* Input records

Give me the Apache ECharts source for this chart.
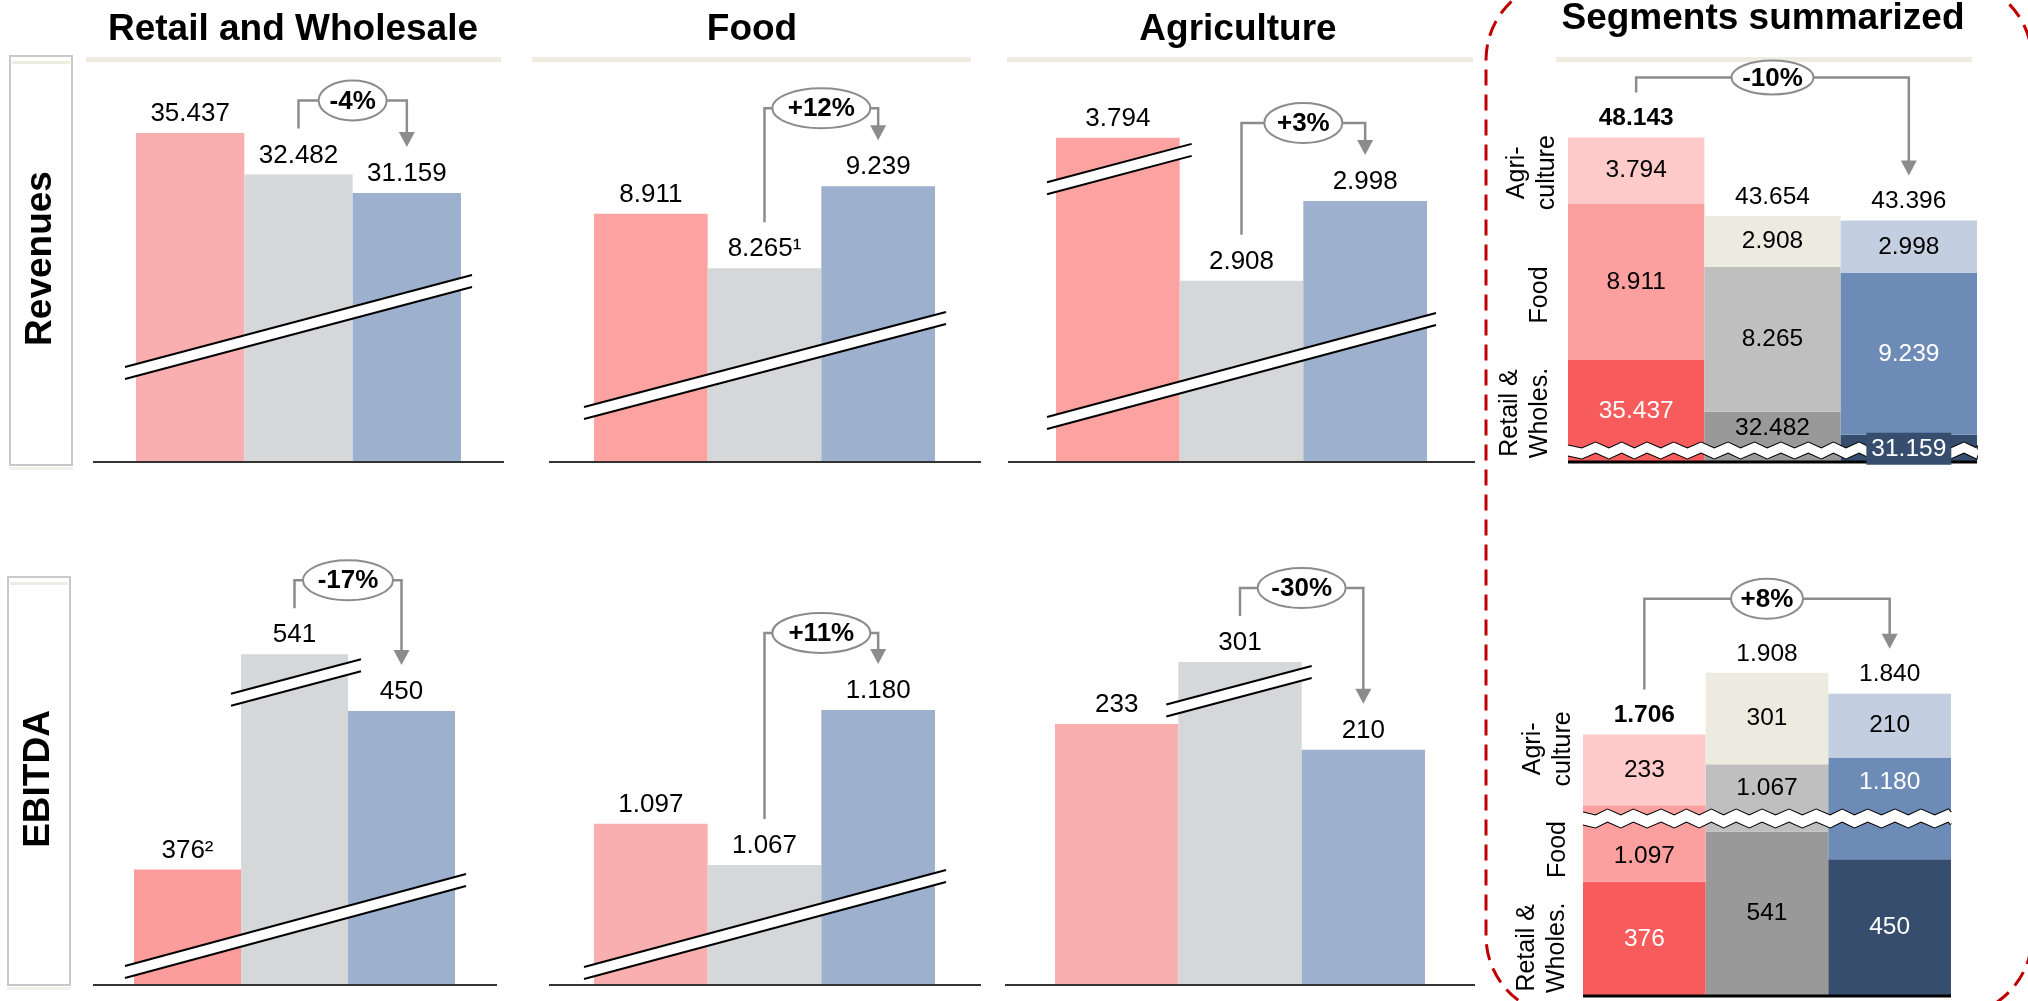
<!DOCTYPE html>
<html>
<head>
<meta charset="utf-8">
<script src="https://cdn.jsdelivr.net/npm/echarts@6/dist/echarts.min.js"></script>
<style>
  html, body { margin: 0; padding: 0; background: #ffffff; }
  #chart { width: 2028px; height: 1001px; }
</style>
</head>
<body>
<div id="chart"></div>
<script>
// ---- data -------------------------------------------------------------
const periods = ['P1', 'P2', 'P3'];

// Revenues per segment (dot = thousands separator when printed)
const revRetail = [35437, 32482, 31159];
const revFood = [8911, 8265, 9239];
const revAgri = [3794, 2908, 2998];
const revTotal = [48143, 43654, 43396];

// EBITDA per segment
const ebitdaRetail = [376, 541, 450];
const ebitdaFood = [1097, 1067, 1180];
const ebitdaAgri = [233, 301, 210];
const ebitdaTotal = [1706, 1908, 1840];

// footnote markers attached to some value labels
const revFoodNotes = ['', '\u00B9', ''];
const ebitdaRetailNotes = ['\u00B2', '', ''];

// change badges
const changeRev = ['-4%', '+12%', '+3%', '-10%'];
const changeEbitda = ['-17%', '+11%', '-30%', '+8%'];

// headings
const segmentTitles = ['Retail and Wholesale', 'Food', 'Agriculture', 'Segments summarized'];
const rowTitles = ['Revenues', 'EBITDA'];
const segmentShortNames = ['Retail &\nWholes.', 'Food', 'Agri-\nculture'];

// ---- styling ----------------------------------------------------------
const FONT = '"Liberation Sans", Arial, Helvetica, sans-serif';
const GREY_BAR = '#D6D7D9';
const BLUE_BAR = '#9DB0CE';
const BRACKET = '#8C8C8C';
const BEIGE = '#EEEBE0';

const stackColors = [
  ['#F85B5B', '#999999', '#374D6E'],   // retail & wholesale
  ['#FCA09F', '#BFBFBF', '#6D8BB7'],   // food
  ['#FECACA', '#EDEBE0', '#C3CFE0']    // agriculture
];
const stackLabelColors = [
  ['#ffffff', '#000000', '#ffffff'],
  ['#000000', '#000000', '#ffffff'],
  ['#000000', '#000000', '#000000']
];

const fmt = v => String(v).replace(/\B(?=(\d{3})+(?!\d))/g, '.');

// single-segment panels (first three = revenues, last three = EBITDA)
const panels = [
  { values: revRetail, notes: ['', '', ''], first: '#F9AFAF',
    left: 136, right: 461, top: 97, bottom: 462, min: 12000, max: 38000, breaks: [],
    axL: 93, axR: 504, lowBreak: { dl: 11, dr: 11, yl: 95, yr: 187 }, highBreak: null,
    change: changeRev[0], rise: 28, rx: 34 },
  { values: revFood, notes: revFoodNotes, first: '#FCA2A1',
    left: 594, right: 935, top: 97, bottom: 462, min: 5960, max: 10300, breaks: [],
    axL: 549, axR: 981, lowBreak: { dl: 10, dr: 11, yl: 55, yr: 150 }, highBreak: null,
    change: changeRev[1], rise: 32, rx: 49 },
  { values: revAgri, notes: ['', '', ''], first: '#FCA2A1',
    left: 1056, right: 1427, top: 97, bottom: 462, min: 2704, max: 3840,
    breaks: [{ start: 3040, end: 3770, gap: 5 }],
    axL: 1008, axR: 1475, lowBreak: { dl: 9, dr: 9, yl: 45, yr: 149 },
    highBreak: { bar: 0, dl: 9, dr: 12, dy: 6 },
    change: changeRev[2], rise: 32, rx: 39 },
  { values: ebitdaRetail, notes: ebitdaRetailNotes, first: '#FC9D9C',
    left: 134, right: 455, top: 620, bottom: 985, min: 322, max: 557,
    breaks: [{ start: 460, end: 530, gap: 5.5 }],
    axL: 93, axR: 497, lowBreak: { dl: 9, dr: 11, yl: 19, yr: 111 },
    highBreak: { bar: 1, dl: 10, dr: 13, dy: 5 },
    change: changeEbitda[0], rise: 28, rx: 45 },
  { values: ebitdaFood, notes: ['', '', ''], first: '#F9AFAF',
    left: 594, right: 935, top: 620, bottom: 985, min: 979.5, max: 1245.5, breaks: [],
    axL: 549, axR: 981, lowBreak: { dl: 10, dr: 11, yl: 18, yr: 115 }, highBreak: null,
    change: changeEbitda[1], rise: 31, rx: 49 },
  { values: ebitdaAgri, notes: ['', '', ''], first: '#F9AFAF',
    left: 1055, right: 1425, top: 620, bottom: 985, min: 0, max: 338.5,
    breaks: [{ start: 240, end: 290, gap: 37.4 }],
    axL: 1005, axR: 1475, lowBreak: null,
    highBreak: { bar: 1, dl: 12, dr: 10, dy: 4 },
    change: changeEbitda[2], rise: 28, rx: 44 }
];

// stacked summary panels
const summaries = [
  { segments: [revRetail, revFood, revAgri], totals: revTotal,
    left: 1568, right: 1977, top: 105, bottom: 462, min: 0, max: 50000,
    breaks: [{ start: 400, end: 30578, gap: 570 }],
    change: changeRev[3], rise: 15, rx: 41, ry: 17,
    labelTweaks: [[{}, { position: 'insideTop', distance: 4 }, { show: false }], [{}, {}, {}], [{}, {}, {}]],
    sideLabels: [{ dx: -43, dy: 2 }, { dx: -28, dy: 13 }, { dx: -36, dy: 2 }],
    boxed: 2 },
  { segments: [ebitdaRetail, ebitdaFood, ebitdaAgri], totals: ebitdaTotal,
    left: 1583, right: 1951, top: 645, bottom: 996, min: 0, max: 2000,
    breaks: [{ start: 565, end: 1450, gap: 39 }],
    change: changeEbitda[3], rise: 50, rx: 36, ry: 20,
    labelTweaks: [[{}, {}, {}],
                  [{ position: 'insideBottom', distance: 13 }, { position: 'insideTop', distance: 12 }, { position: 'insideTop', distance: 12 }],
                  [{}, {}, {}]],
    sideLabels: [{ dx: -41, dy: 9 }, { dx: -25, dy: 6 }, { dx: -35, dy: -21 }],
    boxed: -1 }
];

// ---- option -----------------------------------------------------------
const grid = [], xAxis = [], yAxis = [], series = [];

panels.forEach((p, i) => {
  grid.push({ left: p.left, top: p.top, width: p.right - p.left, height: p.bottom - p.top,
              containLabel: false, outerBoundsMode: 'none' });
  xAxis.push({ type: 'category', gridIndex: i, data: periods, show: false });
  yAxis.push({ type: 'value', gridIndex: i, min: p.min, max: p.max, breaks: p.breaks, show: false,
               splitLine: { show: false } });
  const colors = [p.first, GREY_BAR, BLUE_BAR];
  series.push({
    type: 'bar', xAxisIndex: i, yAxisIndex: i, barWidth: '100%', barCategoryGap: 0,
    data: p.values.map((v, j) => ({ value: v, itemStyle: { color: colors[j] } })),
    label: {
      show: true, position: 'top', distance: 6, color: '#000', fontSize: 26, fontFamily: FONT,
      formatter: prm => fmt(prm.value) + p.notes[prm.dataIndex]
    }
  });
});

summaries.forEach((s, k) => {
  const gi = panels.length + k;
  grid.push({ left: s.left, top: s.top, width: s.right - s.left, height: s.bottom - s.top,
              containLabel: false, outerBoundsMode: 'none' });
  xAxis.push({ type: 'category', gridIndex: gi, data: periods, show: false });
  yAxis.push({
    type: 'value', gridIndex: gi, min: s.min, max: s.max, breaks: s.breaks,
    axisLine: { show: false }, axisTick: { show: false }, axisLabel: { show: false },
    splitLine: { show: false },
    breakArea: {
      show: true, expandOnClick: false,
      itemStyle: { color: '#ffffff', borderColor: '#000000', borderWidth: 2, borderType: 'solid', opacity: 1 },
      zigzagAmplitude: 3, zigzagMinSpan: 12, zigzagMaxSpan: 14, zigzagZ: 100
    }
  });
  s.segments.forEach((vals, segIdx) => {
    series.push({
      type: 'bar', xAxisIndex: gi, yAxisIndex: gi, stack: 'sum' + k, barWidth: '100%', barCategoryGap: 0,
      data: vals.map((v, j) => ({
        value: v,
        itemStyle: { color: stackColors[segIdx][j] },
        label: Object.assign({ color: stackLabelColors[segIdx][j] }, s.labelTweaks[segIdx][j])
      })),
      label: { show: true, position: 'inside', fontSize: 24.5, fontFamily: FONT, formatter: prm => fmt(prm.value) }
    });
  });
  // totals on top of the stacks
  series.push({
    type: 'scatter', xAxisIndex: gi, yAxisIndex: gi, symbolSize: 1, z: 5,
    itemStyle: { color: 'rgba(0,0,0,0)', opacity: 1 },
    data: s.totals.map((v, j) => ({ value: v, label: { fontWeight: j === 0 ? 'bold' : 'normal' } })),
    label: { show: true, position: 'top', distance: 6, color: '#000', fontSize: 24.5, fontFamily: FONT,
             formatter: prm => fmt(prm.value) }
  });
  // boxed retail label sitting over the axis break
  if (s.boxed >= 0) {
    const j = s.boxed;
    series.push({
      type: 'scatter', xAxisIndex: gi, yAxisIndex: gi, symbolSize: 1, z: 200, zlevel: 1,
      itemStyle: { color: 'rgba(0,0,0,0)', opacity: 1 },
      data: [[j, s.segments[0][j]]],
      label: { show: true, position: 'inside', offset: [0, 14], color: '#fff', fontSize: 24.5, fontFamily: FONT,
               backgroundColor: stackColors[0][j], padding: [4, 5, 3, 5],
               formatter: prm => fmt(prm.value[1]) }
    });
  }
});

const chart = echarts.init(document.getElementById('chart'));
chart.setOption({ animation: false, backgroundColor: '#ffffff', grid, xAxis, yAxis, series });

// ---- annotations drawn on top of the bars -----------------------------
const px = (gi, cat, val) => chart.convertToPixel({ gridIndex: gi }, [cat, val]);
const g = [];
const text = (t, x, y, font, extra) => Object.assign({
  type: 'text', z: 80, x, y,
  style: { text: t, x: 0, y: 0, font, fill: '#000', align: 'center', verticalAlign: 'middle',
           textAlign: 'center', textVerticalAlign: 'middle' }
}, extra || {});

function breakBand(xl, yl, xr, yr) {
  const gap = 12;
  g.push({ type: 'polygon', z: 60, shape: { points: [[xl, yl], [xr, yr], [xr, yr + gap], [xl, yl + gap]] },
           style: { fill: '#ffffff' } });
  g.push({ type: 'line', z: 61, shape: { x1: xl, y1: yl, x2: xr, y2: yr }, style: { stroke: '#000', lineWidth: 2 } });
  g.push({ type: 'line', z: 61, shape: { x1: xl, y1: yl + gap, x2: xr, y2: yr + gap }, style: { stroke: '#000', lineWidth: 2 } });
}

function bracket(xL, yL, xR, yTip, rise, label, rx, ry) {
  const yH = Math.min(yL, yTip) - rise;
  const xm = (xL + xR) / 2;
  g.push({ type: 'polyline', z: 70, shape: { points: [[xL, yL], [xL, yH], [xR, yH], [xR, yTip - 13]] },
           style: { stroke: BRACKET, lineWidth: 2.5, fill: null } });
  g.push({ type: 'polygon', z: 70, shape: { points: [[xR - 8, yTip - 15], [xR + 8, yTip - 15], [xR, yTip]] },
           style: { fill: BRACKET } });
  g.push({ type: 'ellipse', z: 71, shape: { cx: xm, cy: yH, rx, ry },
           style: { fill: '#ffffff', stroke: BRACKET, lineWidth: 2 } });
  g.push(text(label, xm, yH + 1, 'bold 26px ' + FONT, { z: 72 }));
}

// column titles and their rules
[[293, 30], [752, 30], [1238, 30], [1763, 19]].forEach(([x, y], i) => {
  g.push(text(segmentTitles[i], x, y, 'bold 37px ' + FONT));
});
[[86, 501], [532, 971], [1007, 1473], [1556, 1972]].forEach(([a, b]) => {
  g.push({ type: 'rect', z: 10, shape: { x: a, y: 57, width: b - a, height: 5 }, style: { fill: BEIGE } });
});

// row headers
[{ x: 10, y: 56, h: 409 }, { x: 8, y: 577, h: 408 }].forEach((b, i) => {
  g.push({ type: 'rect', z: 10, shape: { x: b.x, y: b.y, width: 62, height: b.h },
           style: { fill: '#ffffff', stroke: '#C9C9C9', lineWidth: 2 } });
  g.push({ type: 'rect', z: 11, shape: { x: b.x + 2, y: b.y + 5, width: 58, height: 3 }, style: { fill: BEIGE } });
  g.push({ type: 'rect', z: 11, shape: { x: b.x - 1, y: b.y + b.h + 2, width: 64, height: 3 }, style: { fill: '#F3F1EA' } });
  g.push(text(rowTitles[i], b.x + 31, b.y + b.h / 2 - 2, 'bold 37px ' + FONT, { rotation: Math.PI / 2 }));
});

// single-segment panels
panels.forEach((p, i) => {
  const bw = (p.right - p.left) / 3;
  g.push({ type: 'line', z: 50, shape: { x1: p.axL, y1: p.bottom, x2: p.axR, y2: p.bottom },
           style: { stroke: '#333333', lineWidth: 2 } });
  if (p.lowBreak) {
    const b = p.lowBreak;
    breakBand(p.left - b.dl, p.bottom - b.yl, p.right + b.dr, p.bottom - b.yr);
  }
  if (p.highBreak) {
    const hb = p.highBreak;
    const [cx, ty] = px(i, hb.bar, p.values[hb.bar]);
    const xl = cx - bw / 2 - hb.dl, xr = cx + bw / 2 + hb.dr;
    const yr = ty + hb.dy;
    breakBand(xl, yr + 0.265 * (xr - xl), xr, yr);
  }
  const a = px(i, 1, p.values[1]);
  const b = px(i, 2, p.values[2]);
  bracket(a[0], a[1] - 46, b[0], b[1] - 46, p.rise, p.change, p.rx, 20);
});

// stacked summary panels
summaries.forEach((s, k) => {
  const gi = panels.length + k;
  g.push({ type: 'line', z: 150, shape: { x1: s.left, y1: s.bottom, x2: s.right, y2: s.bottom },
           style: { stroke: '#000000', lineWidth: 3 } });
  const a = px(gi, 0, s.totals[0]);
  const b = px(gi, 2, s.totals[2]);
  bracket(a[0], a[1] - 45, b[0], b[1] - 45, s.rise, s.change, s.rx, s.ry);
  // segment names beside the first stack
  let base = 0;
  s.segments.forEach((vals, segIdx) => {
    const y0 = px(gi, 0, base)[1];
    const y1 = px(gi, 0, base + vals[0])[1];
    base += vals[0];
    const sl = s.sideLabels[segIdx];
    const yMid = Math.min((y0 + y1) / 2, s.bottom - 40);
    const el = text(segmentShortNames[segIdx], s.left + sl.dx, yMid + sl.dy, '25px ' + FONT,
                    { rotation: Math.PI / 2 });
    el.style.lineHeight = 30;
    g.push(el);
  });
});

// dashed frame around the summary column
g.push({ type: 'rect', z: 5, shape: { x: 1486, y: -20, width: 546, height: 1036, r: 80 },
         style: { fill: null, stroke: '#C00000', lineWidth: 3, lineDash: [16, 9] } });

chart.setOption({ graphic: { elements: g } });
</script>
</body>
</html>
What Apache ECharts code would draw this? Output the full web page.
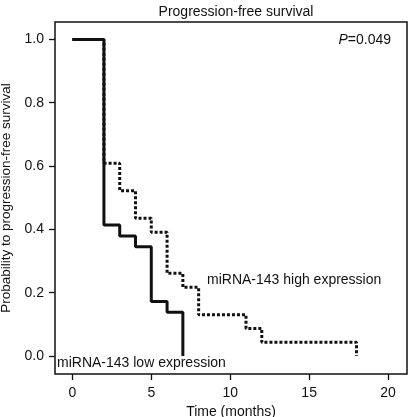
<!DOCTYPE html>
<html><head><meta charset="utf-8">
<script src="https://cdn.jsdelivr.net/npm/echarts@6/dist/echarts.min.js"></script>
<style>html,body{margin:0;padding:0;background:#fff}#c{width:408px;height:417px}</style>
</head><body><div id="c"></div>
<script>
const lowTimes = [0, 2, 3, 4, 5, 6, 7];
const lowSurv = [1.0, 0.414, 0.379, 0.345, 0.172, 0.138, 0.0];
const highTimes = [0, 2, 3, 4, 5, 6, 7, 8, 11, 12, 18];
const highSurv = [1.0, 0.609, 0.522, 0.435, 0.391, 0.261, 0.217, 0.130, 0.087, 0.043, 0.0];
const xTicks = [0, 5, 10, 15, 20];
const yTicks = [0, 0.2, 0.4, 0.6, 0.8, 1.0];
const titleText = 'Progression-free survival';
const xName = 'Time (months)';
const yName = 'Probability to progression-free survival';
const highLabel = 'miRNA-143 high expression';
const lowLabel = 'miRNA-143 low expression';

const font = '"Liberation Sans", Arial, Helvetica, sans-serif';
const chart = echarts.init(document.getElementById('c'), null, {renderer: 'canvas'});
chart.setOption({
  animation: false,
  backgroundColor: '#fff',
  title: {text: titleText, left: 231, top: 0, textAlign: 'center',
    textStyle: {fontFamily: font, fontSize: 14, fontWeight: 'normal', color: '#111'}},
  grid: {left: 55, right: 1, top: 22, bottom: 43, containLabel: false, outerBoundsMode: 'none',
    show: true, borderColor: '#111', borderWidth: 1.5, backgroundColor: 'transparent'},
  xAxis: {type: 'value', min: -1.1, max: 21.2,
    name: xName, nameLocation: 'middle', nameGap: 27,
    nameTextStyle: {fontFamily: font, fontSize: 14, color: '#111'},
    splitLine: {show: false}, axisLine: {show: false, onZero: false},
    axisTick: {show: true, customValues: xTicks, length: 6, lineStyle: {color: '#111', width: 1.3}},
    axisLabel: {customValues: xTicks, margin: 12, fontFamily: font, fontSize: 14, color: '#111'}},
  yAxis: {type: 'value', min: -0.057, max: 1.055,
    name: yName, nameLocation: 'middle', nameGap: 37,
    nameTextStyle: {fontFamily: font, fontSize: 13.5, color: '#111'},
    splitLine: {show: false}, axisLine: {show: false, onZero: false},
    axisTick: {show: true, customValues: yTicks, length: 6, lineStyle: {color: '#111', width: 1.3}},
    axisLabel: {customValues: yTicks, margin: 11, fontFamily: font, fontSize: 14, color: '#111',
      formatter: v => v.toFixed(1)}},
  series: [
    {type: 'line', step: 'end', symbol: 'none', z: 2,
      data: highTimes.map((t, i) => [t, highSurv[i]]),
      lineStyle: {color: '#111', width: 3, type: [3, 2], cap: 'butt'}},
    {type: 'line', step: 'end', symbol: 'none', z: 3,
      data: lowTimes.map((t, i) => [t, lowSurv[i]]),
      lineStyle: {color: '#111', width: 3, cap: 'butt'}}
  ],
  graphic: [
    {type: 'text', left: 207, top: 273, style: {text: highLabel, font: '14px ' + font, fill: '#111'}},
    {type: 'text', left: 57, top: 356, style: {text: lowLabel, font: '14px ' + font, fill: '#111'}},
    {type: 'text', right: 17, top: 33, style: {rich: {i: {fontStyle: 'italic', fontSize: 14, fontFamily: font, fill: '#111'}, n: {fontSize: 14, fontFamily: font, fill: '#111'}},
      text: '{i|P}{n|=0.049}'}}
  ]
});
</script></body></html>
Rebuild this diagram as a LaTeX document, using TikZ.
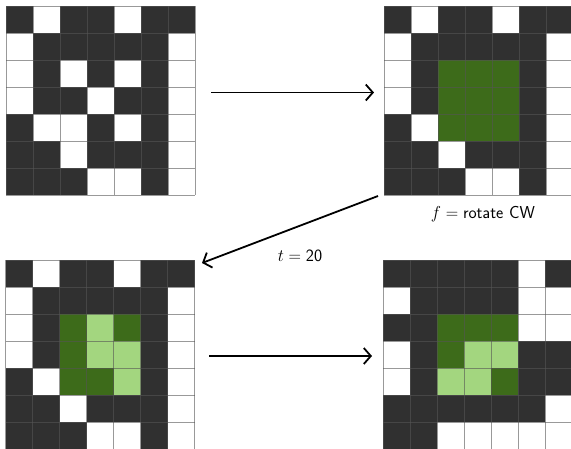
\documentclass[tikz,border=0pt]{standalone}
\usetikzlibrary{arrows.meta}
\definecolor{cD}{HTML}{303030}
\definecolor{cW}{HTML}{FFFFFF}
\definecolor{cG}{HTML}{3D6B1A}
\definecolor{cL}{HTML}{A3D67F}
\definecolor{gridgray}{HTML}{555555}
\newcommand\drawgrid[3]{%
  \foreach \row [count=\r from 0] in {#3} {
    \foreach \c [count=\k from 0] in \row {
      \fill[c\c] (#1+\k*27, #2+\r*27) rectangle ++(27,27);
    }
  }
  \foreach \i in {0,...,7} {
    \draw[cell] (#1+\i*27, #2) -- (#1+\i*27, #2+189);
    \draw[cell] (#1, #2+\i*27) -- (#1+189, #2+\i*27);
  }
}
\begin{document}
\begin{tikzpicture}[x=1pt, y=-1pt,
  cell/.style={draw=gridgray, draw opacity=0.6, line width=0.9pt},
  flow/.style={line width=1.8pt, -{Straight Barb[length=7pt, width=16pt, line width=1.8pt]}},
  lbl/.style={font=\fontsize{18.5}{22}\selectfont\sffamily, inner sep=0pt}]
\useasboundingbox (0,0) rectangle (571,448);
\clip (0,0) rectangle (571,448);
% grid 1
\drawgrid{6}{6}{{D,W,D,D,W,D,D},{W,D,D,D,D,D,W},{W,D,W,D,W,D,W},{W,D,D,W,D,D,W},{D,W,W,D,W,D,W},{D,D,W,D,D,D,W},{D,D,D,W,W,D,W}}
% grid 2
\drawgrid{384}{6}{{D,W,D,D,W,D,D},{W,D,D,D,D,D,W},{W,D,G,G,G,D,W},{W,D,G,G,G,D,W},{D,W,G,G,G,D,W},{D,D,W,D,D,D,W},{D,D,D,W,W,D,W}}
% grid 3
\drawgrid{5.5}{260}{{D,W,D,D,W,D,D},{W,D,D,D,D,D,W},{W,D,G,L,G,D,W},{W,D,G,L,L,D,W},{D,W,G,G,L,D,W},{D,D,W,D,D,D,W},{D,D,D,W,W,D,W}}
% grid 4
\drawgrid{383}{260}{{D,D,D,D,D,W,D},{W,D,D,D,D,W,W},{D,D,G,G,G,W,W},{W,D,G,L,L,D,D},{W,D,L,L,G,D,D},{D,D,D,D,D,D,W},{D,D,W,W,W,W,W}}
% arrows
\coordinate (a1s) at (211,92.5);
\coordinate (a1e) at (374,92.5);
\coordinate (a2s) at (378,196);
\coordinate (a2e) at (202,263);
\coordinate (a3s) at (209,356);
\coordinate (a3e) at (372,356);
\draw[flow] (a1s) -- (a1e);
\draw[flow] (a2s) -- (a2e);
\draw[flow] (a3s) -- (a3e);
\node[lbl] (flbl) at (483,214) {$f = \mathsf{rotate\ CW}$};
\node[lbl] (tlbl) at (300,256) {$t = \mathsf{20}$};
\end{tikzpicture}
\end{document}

* What is needed
Look above for the line with "What Apache ECharts" and the line with "const lowLabel = 'miRNA-143 low expression';", then copy exactly the lines from the first through the second, both kept, with no pictures.

* Worked solution
What Apache ECharts code would draw this? Output the full web page.
<!DOCTYPE html>
<html><head><meta charset="utf-8">
<script src="https://cdn.jsdelivr.net/npm/echarts@6/dist/echarts.min.js"></script>
<style>html,body{margin:0;padding:0;background:#fff}#c{width:408px;height:417px}</style>
</head><body><div id="c"></div>
<script>
const lowTimes = [0, 2, 3, 4, 5, 6, 7];
const lowSurv = [1.0, 0.414, 0.379, 0.345, 0.172, 0.138, 0.0];
const highTimes = [0, 2, 3, 4, 5, 6, 7, 8, 11, 12, 18];
const highSurv = [1.0, 0.609, 0.522, 0.435, 0.391, 0.261, 0.217, 0.130, 0.087, 0.043, 0.0];
const xTicks = [0, 5, 10, 15, 20];
const yTicks = [0, 0.2, 0.4, 0.6, 0.8, 1.0];
const titleText = 'Progression-free survival';
const xName = 'Time (months)';
const yName = 'Probability to progression-free survival';
const highLabel = 'miRNA-143 high expression';
const lowLabel = 'miRNA-143 low expression';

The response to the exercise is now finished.